Everything in the data should be repeated exactly, save for the images.
════════════════
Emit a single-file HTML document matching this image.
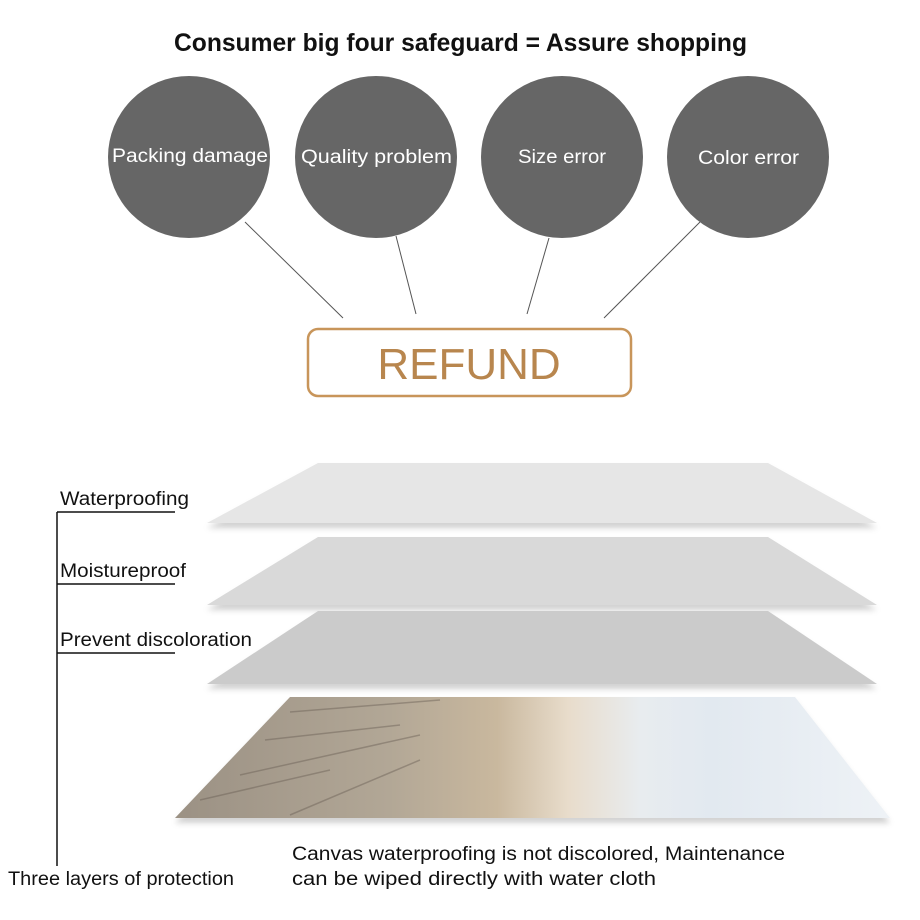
<!DOCTYPE html>
<html><head><style>
body{margin:0;background:#fff;}
svg{display:block}
</style></head><body>
<svg width="920" height="920" viewBox="0 0 920 920" xmlns="http://www.w3.org/2000/svg">
<defs>
<filter id="sh" x="-10%" y="-20%" width="120%" height="160%"><feDropShadow dx="0" dy="5" stdDeviation="3" flood-color="#000" flood-opacity="0.18"/></filter>
<linearGradient id="sea" x1="0" y1="0" x2="1" y2="0">
<stop offset="0" stop-color="#9b9184"/><stop offset="0.3" stop-color="#b2a796"/><stop offset="0.45" stop-color="#c9b89e"/><stop offset="0.55" stop-color="#e8dccb"/><stop offset="0.65" stop-color="#e8ecef"/><stop offset="0.75" stop-color="#e2e9f0"/><stop offset="1" stop-color="#eef2f6"/>
</linearGradient>
</defs>
<text x="174" y="51" textLength="573" lengthAdjust="spacingAndGlyphs" font-family="Liberation Sans, sans-serif" font-weight="bold" font-size="25" fill="#111">Consumer big four safeguard = Assure shopping</text>
<g fill="#666">
<circle cx="189" cy="157" r="81"/><circle cx="376" cy="157" r="81"/><circle cx="562" cy="157" r="81"/><circle cx="748" cy="157" r="81"/>
</g>
<g font-family="Liberation Sans, sans-serif" font-size="19" fill="#fff">
<text x="112" y="162" textLength="156" lengthAdjust="spacingAndGlyphs">Packing  damage</text>
<text x="301" y="163" textLength="151" lengthAdjust="spacingAndGlyphs">Quality  problem</text>
<text x="518" y="163" textLength="88" lengthAdjust="spacingAndGlyphs">Size  error</text>
<text x="698" y="164" textLength="101" lengthAdjust="spacingAndGlyphs">Color  error</text>
</g>
<g stroke="#555" stroke-width="1">
<line x1="245" y1="222" x2="343" y2="318"/><line x1="396" y1="236" x2="416" y2="314"/><line x1="549" y1="238" x2="527" y2="314"/><line x1="700" y1="222" x2="604" y2="318"/>
</g>
<rect x="308" y="329" width="323" height="67" rx="10" fill="#fff" stroke="#c8955a" stroke-width="2.5"/>
<text x="469" y="379" text-anchor="middle" font-family="Liberation Sans, sans-serif" font-size="44" fill="#b8864e">REFUND</text>
<polygon points="318,463 768,463 877,523 207,523" fill="#e6e6e6" filter="url(#sh)"/>
<polygon points="318,537 768,537 877,605 207,605" fill="#d9d9d9" filter="url(#sh)"/>
<polygon points="318,611 768,611 877,684 207,684" fill="#cbcbcb" filter="url(#sh)"/>
<polygon points="290,697 795,697 890,818 175,818" fill="url(#sea)" filter="url(#sh)"/>
<g stroke="#6a5f55" stroke-width="1.5" opacity="0.45">
<line x1="290" y1="712" x2="440" y2="700"/><line x1="265" y1="740" x2="400" y2="725"/><line x1="240" y1="775" x2="420" y2="735"/><line x1="290" y1="815" x2="420" y2="760"/><line x1="200" y1="800" x2="330" y2="770"/>
</g>
<g stroke="#111" stroke-width="1.5" fill="none">
<line x1="57" y1="512" x2="57" y2="866"/>
<line x1="57" y1="512" x2="175" y2="512"/><line x1="57" y1="584" x2="175" y2="584"/><line x1="57" y1="653" x2="175" y2="653"/>
</g>
<g font-family="Liberation Sans, sans-serif" font-size="19" fill="#111">
<text x="60" y="505" textLength="129" lengthAdjust="spacingAndGlyphs">Waterproofing</text>
<text x="60" y="577" textLength="126" lengthAdjust="spacingAndGlyphs">Moistureproof</text>
<text x="60" y="646" textLength="192" lengthAdjust="spacingAndGlyphs">Prevent  discoloration</text>
<text x="8" y="885" textLength="226" lengthAdjust="spacingAndGlyphs">Three layers of protection</text>
<text x="292" y="860" textLength="493" lengthAdjust="spacingAndGlyphs">Canvas  waterproofing  is  not  discolored,  Maintenance</text>
<text x="292" y="885" textLength="364" lengthAdjust="spacingAndGlyphs">can  be  wiped  directly  with  water  cloth</text>
</g>
</svg>
</body></html>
════════════════
**SOLVED PROBLEM**:
Emit a single-file HTML document matching this image.
<!DOCTYPE html>
<html><head><style>
body{margin:0;background:#fff;}
svg{display:block}
</style></head><body>
<svg width="920" height="920" viewBox="0 0 920 920" xmlns="http://www.w3.org/2000/svg">
<defs>
<filter id="sh" x="-10%" y="-20%" width="120%" height="160%"><feDropShadow dx="0" dy="5" stdDeviation="3" flood-color="#000" flood-opacity="0.18"/></filter>
<linearGradient id="sea" x1="0" y1="0" x2="1" y2="0">
<stop offset="0" stop-color="#9b9184"/><stop offset="0.3" stop-color="#b2a796"/><stop offset="0.45" stop-color="#c9b89e"/><stop offset="0.55" stop-color="#e8dccb"/><stop offset="0.65" stop-color="#e8ecef"/><stop offset="0.75" stop-color="#e2e9f0"/><stop offset="1" stop-color="#eef2f6"/>
</linearGradient>
</defs>
<text x="174" y="51" textLength="573" lengthAdjust="spacingAndGlyphs" font-family="Liberation Sans, sans-serif" font-weight="bold" font-size="25" fill="#111">Consumer big four safeguard = Assure shopping</text>
<g fill="#666">
<circle cx="189" cy="157" r="81"/><circle cx="376" cy="157" r="81"/><circle cx="562" cy="157" r="81"/><circle cx="748" cy="157" r="81"/>
</g>
<g font-family="Liberation Sans, sans-serif" font-size="19" fill="#fff">
<text x="112" y="162" textLength="156" lengthAdjust="spacingAndGlyphs">Packing  damage</text>
<text x="301" y="163" textLength="151" lengthAdjust="spacingAndGlyphs">Quality  problem</text>
<text x="518" y="163" textLength="88" lengthAdjust="spacingAndGlyphs">Size  error</text>
<text x="698" y="164" textLength="101" lengthAdjust="spacingAndGlyphs">Color  error</text>
</g>
<g stroke="#555" stroke-width="1">
<line x1="245" y1="222" x2="343" y2="318"/><line x1="396" y1="236" x2="416" y2="314"/><line x1="549" y1="238" x2="527" y2="314"/><line x1="700" y1="222" x2="604" y2="318"/>
</g>
<rect x="308" y="329" width="323" height="67" rx="10" fill="#fff" stroke="#c8955a" stroke-width="2.5"/>
<text x="469" y="379" text-anchor="middle" font-family="Liberation Sans, sans-serif" font-size="44" fill="#b8864e">REFUND</text>
<polygon points="318,463 768,463 877,523 207,523" fill="#e6e6e6" filter="url(#sh)"/>
<polygon points="318,537 768,537 877,605 207,605" fill="#d9d9d9" filter="url(#sh)"/>
<polygon points="318,611 768,611 877,684 207,684" fill="#cbcbcb" filter="url(#sh)"/>
<polygon points="290,697 795,697 890,818 175,818" fill="url(#sea)" filter="url(#sh)"/>
<g stroke="#6a5f55" stroke-width="1.5" opacity="0.45">
<line x1="290" y1="712" x2="440" y2="700"/><line x1="265" y1="740" x2="400" y2="725"/><line x1="240" y1="775" x2="420" y2="735"/><line x1="290" y1="815" x2="420" y2="760"/><line x1="200" y1="800" x2="330" y2="770"/>
</g>
<g stroke="#111" stroke-width="1.5" fill="none">
<line x1="57" y1="512" x2="57" y2="866"/>
<line x1="57" y1="512" x2="175" y2="512"/><line x1="57" y1="584" x2="175" y2="584"/><line x1="57" y1="653" x2="175" y2="653"/>
</g>
<g font-family="Liberation Sans, sans-serif" font-size="19" fill="#111">
<text x="60" y="505" textLength="129" lengthAdjust="spacingAndGlyphs">Waterproofing</text>
<text x="60" y="577" textLength="126" lengthAdjust="spacingAndGlyphs">Moistureproof</text>
<text x="60" y="646" textLength="192" lengthAdjust="spacingAndGlyphs">Prevent  discoloration</text>
<text x="8" y="885" textLength="226" lengthAdjust="spacingAndGlyphs">Three layers of protection</text>
<text x="292" y="860" textLength="493" lengthAdjust="spacingAndGlyphs">Canvas  waterproofing  is  not  discolored,  Maintenance</text>
<text x="292" y="885" textLength="364" lengthAdjust="spacingAndGlyphs">can  be  wiped  directly  with  water  cloth</text>
</g>
</svg>
</body></html>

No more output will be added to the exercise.